« Ne va-t-on pas en abuser ? »
S’IL ESTIME QUE LA RÉFORME RÉCEMMENT OPÉRÉE PAR LA LIGUE NATIONALE DE RUGBY VA DANS LE BON SENS, L’ENTRAÎNEUR DU LOU ATTEND NÉANMOINS SON EXÉCUTION CONCRÈTE, AVANT DE CRIER AU GÉNIE.
En tant que technicien et manager d’une équipe de Top 14, comment appréhendez-vous la nouvelle réglementation concernant les changements ?
C’est une bonne chose. Lorsque le joueur sera blessé, le remplacement immédiat permettra de maintenir un certain niveau de fraîcheur au sein de l’équipe.
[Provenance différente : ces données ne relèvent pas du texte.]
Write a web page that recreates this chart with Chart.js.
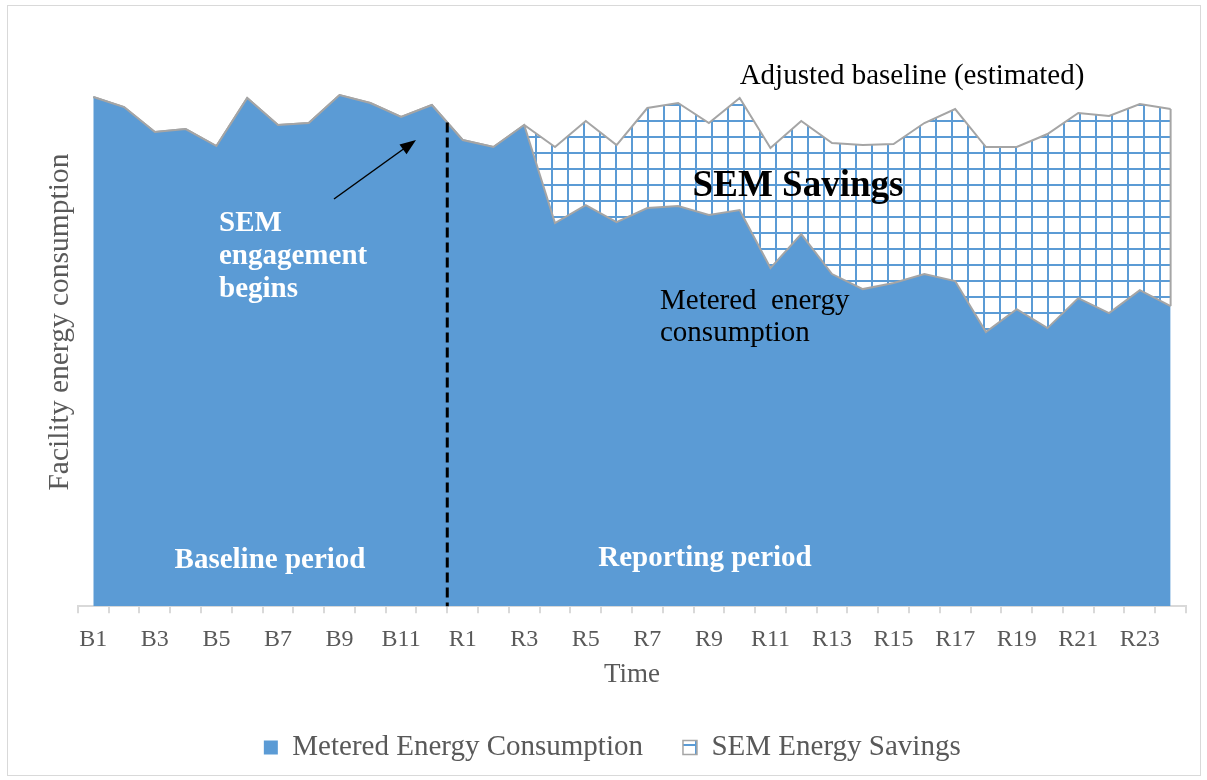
<!DOCTYPE html>
<html>
<head>
<meta charset="utf-8">
<title>SEM savings</title>
<script src="https://cdn.jsdelivr.net/npm/chart.js"></script>
<style>
  body { margin: 0; background: #fff; }
  .frame { position: absolute; left: 7px; top: 5px; width: 1192px; height: 769px; border: 1px solid #d9d9d9; }
  .wrap { position: absolute; left: 0; top: 0; width: 1207px; height: 780px; }
</style>
</head>
<body>
<div class="frame"></div>
<div class="wrap"><canvas id="chart"></canvas></div>
<script>
// time periods: 12 baseline, 24 reporting
const periods = ['B1','B2','B3','B4','B5','B6','B7','B8','B9','B10','B11','B12',
  'R1','R2','R3','R4','R5','R6','R7','R8','R9','R10','R11','R12',
  'R13','R14','R15','R16','R17','R18','R19','R20','R21','R22','R23','R24'];

// metered consumption (arbitrary units)
const metered = [509, 499, 474, 477, 460, 508, 481, 483, 511, 503, 489, 501,
  466, 459, 481, 383, 401, 384, 398, 400, 391, 396, 338, 372,
  332, 317, 323, 332, 325, 274, 297, 278, 308, 293, 316, 300];

// savings = adjusted baseline minus metered
const savings = [0, 0, 0, 0, 0, 0, 0, 0, 0, 0, 0, 0,
  0, 0, 0, 76, 84, 77, 100, 103, 92, 112, 120, 113,
  131, 144, 139, 151, 172, 185, 162, 194, 185, 197, 186, 197];

const serif = '"Liberation Serif", "Times New Roman", serif';
const blue = '#5b9bd5';
const edge = '#a5a5a5';

function gridPattern() {
  const c = document.createElement('canvas');
  c.width = 16; c.height = 16;
  const g = c.getContext('2d');
  g.fillStyle = '#fff';
  g.fillRect(0, 0, 16, 16);
  g.fillStyle = blue;
  g.fillRect(7, 0, 2, 16);
  g.fillRect(0, 8, 16, 2);
  return g.createPattern(c, 'repeat');
}

// text notes, arrow and the dashed divider
const notes = {
  id: 'notes',
  afterDatasetsDraw(chart) {
    const { ctx, scales: { x, y } } = chart;
    ctx.save();

    // right edge of the savings area
    const last = periods.length - 1;
    const xe = x.getPixelForValue(last);
    ctx.strokeStyle = edge;
    ctx.lineWidth = 2;
    ctx.beginPath();
    ctx.moveTo(xe, y.getPixelForValue(metered[last] + savings[last]));
    ctx.lineTo(xe, y.getPixelForValue(metered[last]));
    ctx.stroke();

    // dashed line where SEM starts
    const xd = (x.getPixelForValue(11) + x.getPixelForValue(12)) / 2;
    ctx.strokeStyle = '#000';
    ctx.lineWidth = 3;
    ctx.setLineDash([10, 5]);
    ctx.beginPath();
    ctx.moveTo(xd, y.getPixelForValue((metered[11] + metered[12]) / 2));
    ctx.lineTo(xd, y.getPixelForValue(0));
    ctx.stroke();
    ctx.setLineDash([]);

    // arrow
    const x0 = 334, y0 = 199, x1 = 416, y1 = 140;
    const a = Math.atan2(y1 - y0, x1 - x0);
    ctx.lineWidth = 1.5;
    ctx.beginPath();
    ctx.moveTo(x0, y0);
    ctx.lineTo(x1 - 12 * Math.cos(a), y1 - 12 * Math.sin(a));
    ctx.stroke();
    ctx.fillStyle = '#000';
    ctx.beginPath();
    ctx.moveTo(x1, y1);
    ctx.lineTo(x1 - 16 * Math.cos(a) + 6 * Math.sin(a), y1 - 16 * Math.sin(a) - 6 * Math.cos(a));
    ctx.lineTo(x1 - 16 * Math.cos(a) - 6 * Math.sin(a), y1 - 16 * Math.sin(a) + 6 * Math.cos(a));
    ctx.closePath();
    ctx.fill();

    ctx.textBaseline = 'middle';
    ctx.textAlign = 'center';
    ctx.fillStyle = '#000';
    ctx.font = '29px ' + serif;
    ctx.fillText('Adjusted baseline (estimated)', 912, 76);
    ctx.font = 'bold 37px ' + serif;
    ctx.fillText('SEM Savings', 798, 186);

    ctx.textAlign = 'left';
    ctx.font = '29px ' + serif;
    ctx.fillText('Metered  energy', 660, 301);
    ctx.fillText('consumption', 660, 333);

    ctx.fillStyle = '#fff';
    ctx.font = 'bold 29px ' + serif;
    ctx.fillText('SEM', 219, 224);
    ctx.fillText('engagement', 219, 257);
    ctx.fillText('begins', 219, 290);

    ctx.textAlign = 'center';
    ctx.fillText('Baseline period', 270, 561);
    ctx.fillText('Reporting period', 705, 559);
    ctx.restore();
  }
};

new Chart(document.getElementById('chart'), {
  type: 'line',
  data: {
    labels: periods,
    datasets: [
      { label: 'Metered Energy Consumption', data: metered, fill: 'origin',
        backgroundColor: blue, borderColor: edge, borderWidth: 2 },
      { label: 'SEM Energy Savings', data: savings, fill: '-1',
        backgroundColor: gridPattern(), borderColor: edge, borderWidth: 2 }
    ]
  },
  options: {
    responsive: true,
    maintainAspectRatio: false,
    animation: false,
    layout: { padding: { top: 38, left: 38.5, right: 21, bottom: 8 } },
    elements: { point: { radius: 0 }, line: { tension: 0 } },
    scales: {
      x: {
        offset: true,
        grid: { offset: true, drawOnChartArea: false, drawTicks: true, tickLength: 7, color: '#d9d9d9', lineWidth: 2 },
        border: { color: '#d9d9d9', width: 2 },
        ticks: {
          autoSkip: false, maxRotation: 0, padding: 12, color: '#595959',
          font: { family: serif, size: 24 },
          callback(v, i) { return i % 2 === 0 ? this.getLabelForValue(v) : ''; }
        },
        title: { display: true, text: 'Time', color: '#595959',
          font: { family: serif, size: 27, lineHeight: 0.63 }, padding: { top: 0, bottom: 10 } }
      },
      y: {
        stacked: true, min: 0, max: 568,
        ticks: { display: false },
        grid: { display: false, drawTicks: false },
        border: { display: false },
        title: { display: true, text: 'Facility energy consumption', color: '#595959',
          font: { family: serif, size: 29.5 }, padding: { top: 4, bottom: 0 } }
      }
    },
    plugins: {
      legend: {
        position: 'bottom',
        labels: {
          boxWidth: 14, boxHeight: 14, padding: 40, color: '#595959',
          font: { family: serif, size: 29 },
          generateLabels(chart) {
            const items = Chart.defaults.plugins.legend.labels.generateLabels(chart);
            items[0].lineWidth = 0;
            items[1].lineWidth = 1.5;
            return items;
          }
        }
      },
      tooltip: { enabled: false }
    }
  },
  plugins: [notes]
});
</script>
</body>
</html>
L’intensité du match s’en trouvera également préservée. À nous, coachs, cela nous octroie aussi plus de flexibilité dans notre gestion d’effectif. Mais surtout, une telle mesure permettra probablement de protéger davantage les joueurs.
De quelle manière ?
Des fois, on laisse les mecs sur le terrain et on sait que ça va moyen. Je ne parle pas en termes de commotions cérébrales, je parle en termes de blessures. La fatigue multiplie largement les risques de blessure et, si cette mesure permet donc d’éviter ce genre de souci, c’est une très bonne chose.
Éprouvez-vous une réticence, néanmoins ?
Je me pose simplement une question : ne va-t-on pas en abuser comme on le fait parfois avec les piliers, en prétextant une blessure pour procéder à un changement en réalité purement tactique ? C’est le risque et ça se produira probablement, il faut être honnête. Mais on verra, à l’usage, comment se décantera le processus.
Vous avez arrêté votre carrière de joueur il n’y a pas si longtemps, en 2011. Avez-vous néanmoins constaté qu’il y a plus de casse dans le rugby d’aujourd’hui ?
Il y a plus de protocoles « commotion », c’est une certitude. Quand je jouais, on ne les déclarait pas, ou peu. On se disait que ça passerait avec un coup d’éponge. J’ai donc l’impression que le rugby professionnel marche dans la bonne direction en matière de santé et de protection des joueurs. Ceci est fondamental dans le sens où les jeunes qui hésitent encore à se lancer dans la discipline pourront constater que le rugby n’est pas qu’un sport où on se blesse. C’est l’image et la promotion de notre sport qui sont en jeu, au travers de ces questions-là.
Serge Blanco, l’ancien arrière du XV de France, disait récemment que les remplacements biaisaient la rencontre, dans le sens où ils permettaient d’annihiler le travail de sape réalisé avant l’entrée en jeu des joueurs frais. Qu’en pensez-vous ?
Sur le fond, il a raison. À l’époque, il n’y avait d’ailleurs aucun remplacement et la fatigue accumulée par les joueurs offrait tôt ou tard des intervalles, aidait à créer des brèches dans les défenses. Mais les impacts et les temps de jeu effectifs ont beaucoup trop évolué pour laisser les équipes démarrer un match et le finir à quinze. Cela mettrait les mecs en danger. […] Les joueurs, ils sont entraînés, préparés mais on ne peut pas non plus faire n’importe quoi avec eux. En clair, je ne crois pas que le rugby soit impacté par le dopage parce que nous sommes énormément contrôlés mais si on demande toujours plus aux joueurs, on s’expose à ce risque.
Cette valse incessante de changements ne sera-telle pas in fine chronophage et préjudiciable au spectacle ?
Oui, c’est évident. Il faut donc très bien l’anticiper afin de ne pas en arriver à des situations extrêmes comme celles que posent aujourd’hui les temps impartis aux buteurs pour qu’ils frappent : afin de gagner du temps, ceux-ci attendent en effet la fin des 60 ou 90 secondes avant de taper leur transformation. Tout le monde le fait et c’est préjudiciable à la qualité du spectacle.
À ce point ?
Oui. L’important, c’est d’éviter l’accumulation des casserythme. Dans le football américain, où les remplacements sont par exemple illimités, il y a beaucoup de temps morts. En conclusion, je ne dis pas que cette mesure est parfaite. Je dis qu’elle va dans le bon sens et que j’attends de voir comment elle sera opérée sur le terrain avant de me prononcer définitivement.